GIVEN DATA
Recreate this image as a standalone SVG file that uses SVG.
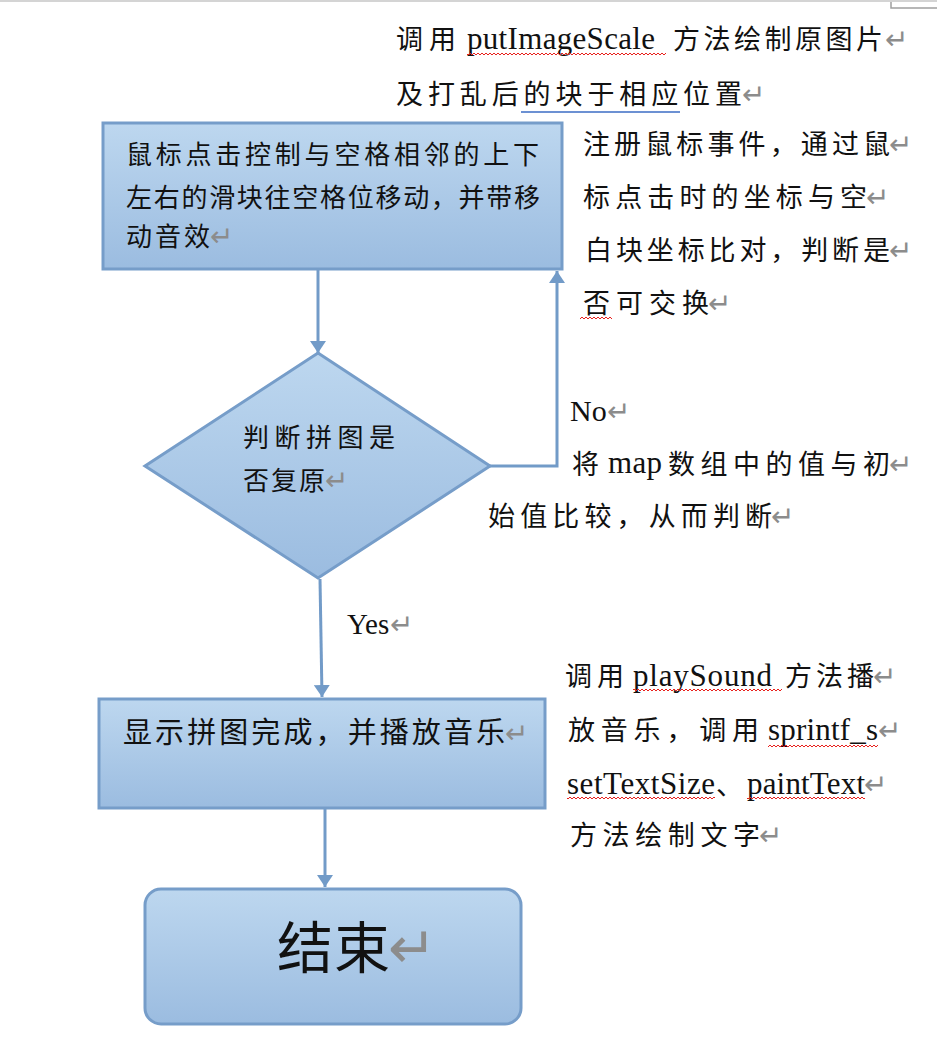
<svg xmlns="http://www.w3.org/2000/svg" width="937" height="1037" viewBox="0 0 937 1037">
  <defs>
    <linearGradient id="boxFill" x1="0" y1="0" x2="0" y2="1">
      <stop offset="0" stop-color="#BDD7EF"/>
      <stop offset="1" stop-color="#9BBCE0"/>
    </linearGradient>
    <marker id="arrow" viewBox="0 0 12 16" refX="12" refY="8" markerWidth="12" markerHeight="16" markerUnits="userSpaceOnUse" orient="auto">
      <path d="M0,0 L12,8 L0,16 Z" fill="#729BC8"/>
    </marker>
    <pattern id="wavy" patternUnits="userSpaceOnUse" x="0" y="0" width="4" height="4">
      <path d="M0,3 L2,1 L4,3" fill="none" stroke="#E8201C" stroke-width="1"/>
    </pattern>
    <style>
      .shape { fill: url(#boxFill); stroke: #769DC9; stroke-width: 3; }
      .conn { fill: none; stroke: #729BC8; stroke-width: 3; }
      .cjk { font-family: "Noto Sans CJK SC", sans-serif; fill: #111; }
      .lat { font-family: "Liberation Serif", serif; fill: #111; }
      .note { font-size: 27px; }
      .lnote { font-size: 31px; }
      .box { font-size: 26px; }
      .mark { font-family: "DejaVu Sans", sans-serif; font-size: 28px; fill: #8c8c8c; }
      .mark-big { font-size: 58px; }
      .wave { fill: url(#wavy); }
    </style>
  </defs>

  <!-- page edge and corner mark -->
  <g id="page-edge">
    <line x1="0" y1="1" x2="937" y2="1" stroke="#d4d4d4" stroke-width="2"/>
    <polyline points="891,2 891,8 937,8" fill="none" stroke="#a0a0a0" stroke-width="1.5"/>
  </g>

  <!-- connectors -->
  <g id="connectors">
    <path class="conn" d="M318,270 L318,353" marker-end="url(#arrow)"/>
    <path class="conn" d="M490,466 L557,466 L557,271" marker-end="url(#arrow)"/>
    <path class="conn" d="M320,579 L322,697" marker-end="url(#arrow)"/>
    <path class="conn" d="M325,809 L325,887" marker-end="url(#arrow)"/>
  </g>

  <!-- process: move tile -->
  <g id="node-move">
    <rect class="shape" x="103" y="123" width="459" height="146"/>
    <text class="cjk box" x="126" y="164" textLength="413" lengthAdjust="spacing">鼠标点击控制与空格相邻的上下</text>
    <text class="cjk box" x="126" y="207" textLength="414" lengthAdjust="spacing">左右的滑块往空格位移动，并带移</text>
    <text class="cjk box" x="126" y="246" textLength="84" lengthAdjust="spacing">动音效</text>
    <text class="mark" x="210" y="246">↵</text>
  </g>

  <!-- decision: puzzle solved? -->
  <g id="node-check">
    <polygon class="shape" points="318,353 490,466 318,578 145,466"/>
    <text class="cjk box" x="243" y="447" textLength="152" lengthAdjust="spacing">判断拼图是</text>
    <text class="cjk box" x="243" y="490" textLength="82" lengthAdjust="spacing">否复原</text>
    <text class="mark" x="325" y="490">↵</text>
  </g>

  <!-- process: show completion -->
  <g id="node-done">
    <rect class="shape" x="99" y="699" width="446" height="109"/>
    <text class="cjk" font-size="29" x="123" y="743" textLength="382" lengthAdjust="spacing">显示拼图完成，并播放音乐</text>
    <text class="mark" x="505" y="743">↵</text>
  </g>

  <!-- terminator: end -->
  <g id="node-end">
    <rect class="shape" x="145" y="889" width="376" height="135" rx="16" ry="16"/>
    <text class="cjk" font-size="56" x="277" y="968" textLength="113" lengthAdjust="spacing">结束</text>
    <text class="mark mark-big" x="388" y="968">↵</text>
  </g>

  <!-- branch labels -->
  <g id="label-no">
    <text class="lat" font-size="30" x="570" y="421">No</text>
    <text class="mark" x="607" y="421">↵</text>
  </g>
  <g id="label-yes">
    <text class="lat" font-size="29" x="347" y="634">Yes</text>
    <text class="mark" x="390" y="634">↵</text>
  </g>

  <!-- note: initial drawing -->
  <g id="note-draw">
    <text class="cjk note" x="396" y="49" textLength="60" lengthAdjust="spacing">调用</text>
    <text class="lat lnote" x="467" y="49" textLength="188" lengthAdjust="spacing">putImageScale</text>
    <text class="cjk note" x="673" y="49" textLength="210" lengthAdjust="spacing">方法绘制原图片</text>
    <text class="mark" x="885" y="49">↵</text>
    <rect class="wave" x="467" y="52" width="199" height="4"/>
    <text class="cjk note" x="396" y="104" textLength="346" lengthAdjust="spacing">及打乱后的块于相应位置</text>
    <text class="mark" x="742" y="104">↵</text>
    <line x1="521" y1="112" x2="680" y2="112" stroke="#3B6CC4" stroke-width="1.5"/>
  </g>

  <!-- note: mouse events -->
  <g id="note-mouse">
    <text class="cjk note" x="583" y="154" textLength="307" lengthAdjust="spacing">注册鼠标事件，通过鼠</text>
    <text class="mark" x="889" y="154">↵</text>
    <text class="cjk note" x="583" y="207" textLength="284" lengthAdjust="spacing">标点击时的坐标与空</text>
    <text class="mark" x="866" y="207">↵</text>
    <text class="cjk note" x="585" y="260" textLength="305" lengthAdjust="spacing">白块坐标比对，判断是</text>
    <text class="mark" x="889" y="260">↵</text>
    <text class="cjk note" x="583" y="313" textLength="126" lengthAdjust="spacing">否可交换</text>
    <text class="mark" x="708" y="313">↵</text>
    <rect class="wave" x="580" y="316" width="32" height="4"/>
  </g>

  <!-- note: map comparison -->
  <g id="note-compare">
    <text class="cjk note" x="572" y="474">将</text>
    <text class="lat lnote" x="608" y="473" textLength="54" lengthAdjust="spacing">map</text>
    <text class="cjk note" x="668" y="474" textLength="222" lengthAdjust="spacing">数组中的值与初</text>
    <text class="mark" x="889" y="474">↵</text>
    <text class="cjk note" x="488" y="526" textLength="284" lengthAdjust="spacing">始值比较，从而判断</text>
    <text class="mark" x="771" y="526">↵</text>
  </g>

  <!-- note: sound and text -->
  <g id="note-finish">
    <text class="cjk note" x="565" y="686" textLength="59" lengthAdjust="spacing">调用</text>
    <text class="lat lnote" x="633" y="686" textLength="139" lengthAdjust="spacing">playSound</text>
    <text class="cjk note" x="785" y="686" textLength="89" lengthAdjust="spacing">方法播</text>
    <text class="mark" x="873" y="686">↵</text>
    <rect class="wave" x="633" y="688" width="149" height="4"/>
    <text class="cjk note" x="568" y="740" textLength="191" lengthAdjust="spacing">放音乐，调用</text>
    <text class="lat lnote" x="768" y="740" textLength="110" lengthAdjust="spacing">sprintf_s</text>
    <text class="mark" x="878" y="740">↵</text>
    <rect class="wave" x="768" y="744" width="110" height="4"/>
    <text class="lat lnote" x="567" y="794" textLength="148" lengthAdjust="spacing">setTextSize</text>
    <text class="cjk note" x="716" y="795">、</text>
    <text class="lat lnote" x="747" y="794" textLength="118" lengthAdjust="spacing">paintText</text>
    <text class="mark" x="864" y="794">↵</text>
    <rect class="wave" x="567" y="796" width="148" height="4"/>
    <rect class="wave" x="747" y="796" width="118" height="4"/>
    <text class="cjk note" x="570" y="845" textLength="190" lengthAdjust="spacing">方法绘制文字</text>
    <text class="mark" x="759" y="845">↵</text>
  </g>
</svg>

WHAT THE EXERCISE ASKS
Write out the material above once more, exactly as it reads, with no pictures.

TASK OUTPUT
Recreate this image as a standalone SVG file that uses SVG.
<svg xmlns="http://www.w3.org/2000/svg" width="937" height="1037" viewBox="0 0 937 1037">
  <defs>
    <linearGradient id="boxFill" x1="0" y1="0" x2="0" y2="1">
      <stop offset="0" stop-color="#BDD7EF"/>
      <stop offset="1" stop-color="#9BBCE0"/>
    </linearGradient>
    <marker id="arrow" viewBox="0 0 12 16" refX="12" refY="8" markerWidth="12" markerHeight="16" markerUnits="userSpaceOnUse" orient="auto">
      <path d="M0,0 L12,8 L0,16 Z" fill="#729BC8"/>
    </marker>
    <pattern id="wavy" patternUnits="userSpaceOnUse" x="0" y="0" width="4" height="4">
      <path d="M0,3 L2,1 L4,3" fill="none" stroke="#E8201C" stroke-width="1"/>
    </pattern>
    <style>
      .shape { fill: url(#boxFill); stroke: #769DC9; stroke-width: 3; }
      .conn { fill: none; stroke: #729BC8; stroke-width: 3; }
      .cjk { font-family: "Noto Sans CJK SC", sans-serif; fill: #111; }
      .lat { font-family: "Liberation Serif", serif; fill: #111; }
      .note { font-size: 27px; }
      .lnote { font-size: 31px; }
      .box { font-size: 26px; }
      .mark { font-family: "DejaVu Sans", sans-serif; font-size: 28px; fill: #8c8c8c; }
      .mark-big { font-size: 58px; }
      .wave { fill: url(#wavy); }
    </style>
  </defs>

  <!-- page edge and corner mark -->
  <g id="page-edge">
    <line x1="0" y1="1" x2="937" y2="1" stroke="#d4d4d4" stroke-width="2"/>
    <polyline points="891,2 891,8 937,8" fill="none" stroke="#a0a0a0" stroke-width="1.5"/>
  </g>

  <!-- connectors -->
  <g id="connectors">
    <path class="conn" d="M318,270 L318,353" marker-end="url(#arrow)"/>
    <path class="conn" d="M490,466 L557,466 L557,271" marker-end="url(#arrow)"/>
    <path class="conn" d="M320,579 L322,697" marker-end="url(#arrow)"/>
    <path class="conn" d="M325,809 L325,887" marker-end="url(#arrow)"/>
  </g>

  <!-- process: move tile -->
  <g id="node-move">
    <rect class="shape" x="103" y="123" width="459" height="146"/>
    <text class="cjk box" x="126" y="164" textLength="413" lengthAdjust="spacing">鼠标点击控制与空格相邻的上下</text>
    <text class="cjk box" x="126" y="207" textLength="414" lengthAdjust="spacing">左右的滑块往空格位移动，并带移</text>
    <text class="cjk box" x="126" y="246" textLength="84" lengthAdjust="spacing">动音效</text>
    <text class="mark" x="210" y="246">↵</text>
  </g>

  <!-- decision: puzzle solved? -->
  <g id="node-check">
    <polygon class="shape" points="318,353 490,466 318,578 145,466"/>
    <text class="cjk box" x="243" y="447" textLength="152" lengthAdjust="spacing">判断拼图是</text>
    <text class="cjk box" x="243" y="490" textLength="82" lengthAdjust="spacing">否复原</text>
    <text class="mark" x="325" y="490">↵</text>
  </g>

  <!-- process: show completion -->
  <g id="node-done">
    <rect class="shape" x="99" y="699" width="446" height="109"/>
    <text class="cjk" font-size="29" x="123" y="743" textLength="382" lengthAdjust="spacing">显示拼图完成，并播放音乐</text>
    <text class="mark" x="505" y="743">↵</text>
  </g>

  <!-- terminator: end -->
  <g id="node-end">
    <rect class="shape" x="145" y="889" width="376" height="135" rx="16" ry="16"/>
    <text class="cjk" font-size="56" x="277" y="968" textLength="113" lengthAdjust="spacing">结束</text>
    <text class="mark mark-big" x="388" y="968">↵</text>
  </g>

  <!-- branch labels -->
  <g id="label-no">
    <text class="lat" font-size="30" x="570" y="421">No</text>
    <text class="mark" x="607" y="421">↵</text>
  </g>
  <g id="label-yes">
    <text class="lat" font-size="29" x="347" y="634">Yes</text>
    <text class="mark" x="390" y="634">↵</text>
  </g>

  <!-- note: initial drawing -->
  <g id="note-draw">
    <text class="cjk note" x="396" y="49" textLength="60" lengthAdjust="spacing">调用</text>
    <text class="lat lnote" x="467" y="49" textLength="188" lengthAdjust="spacing">putImageScale</text>
    <text class="cjk note" x="673" y="49" textLength="210" lengthAdjust="spacing">方法绘制原图片</text>
    <text class="mark" x="885" y="49">↵</text>
    <rect class="wave" x="467" y="52" width="199" height="4"/>
    <text class="cjk note" x="396" y="104" textLength="346" lengthAdjust="spacing">及打乱后的块于相应位置</text>
    <text class="mark" x="742" y="104">↵</text>
    <line x1="521" y1="112" x2="680" y2="112" stroke="#3B6CC4" stroke-width="1.5"/>
  </g>

  <!-- note: mouse events -->
  <g id="note-mouse">
    <text class="cjk note" x="583" y="154" textLength="307" lengthAdjust="spacing">注册鼠标事件，通过鼠</text>
    <text class="mark" x="889" y="154">↵</text>
    <text class="cjk note" x="583" y="207" textLength="284" lengthAdjust="spacing">标点击时的坐标与空</text>
    <text class="mark" x="866" y="207">↵</text>
    <text class="cjk note" x="585" y="260" textLength="305" lengthAdjust="spacing">白块坐标比对，判断是</text>
    <text class="mark" x="889" y="260">↵</text>
    <text class="cjk note" x="583" y="313" textLength="126" lengthAdjust="spacing">否可交换</text>
    <text class="mark" x="708" y="313">↵</text>
    <rect class="wave" x="580" y="316" width="32" height="4"/>
  </g>

  <!-- note: map comparison -->
  <g id="note-compare">
    <text class="cjk note" x="572" y="474">将</text>
    <text class="lat lnote" x="608" y="473" textLength="54" lengthAdjust="spacing">map</text>
    <text class="cjk note" x="668" y="474" textLength="222" lengthAdjust="spacing">数组中的值与初</text>
    <text class="mark" x="889" y="474">↵</text>
    <text class="cjk note" x="488" y="526" textLength="284" lengthAdjust="spacing">始值比较，从而判断</text>
    <text class="mark" x="771" y="526">↵</text>
  </g>

  <!-- note: sound and text -->
  <g id="note-finish">
    <text class="cjk note" x="565" y="686" textLength="59" lengthAdjust="spacing">调用</text>
    <text class="lat lnote" x="633" y="686" textLength="139" lengthAdjust="spacing">playSound</text>
    <text class="cjk note" x="785" y="686" textLength="89" lengthAdjust="spacing">方法播</text>
    <text class="mark" x="873" y="686">↵</text>
    <rect class="wave" x="633" y="688" width="149" height="4"/>
    <text class="cjk note" x="568" y="740" textLength="191" lengthAdjust="spacing">放音乐，调用</text>
    <text class="lat lnote" x="768" y="740" textLength="110" lengthAdjust="spacing">sprintf_s</text>
    <text class="mark" x="878" y="740">↵</text>
    <rect class="wave" x="768" y="744" width="110" height="4"/>
    <text class="lat lnote" x="567" y="794" textLength="148" lengthAdjust="spacing">setTextSize</text>
    <text class="cjk note" x="716" y="795">、</text>
    <text class="lat lnote" x="747" y="794" textLength="118" lengthAdjust="spacing">paintText</text>
    <text class="mark" x="864" y="794">↵</text>
    <rect class="wave" x="567" y="796" width="148" height="4"/>
    <rect class="wave" x="747" y="796" width="118" height="4"/>
    <text class="cjk note" x="570" y="845" textLength="190" lengthAdjust="spacing">方法绘制文字</text>
    <text class="mark" x="759" y="845">↵</text>
  </g>
</svg>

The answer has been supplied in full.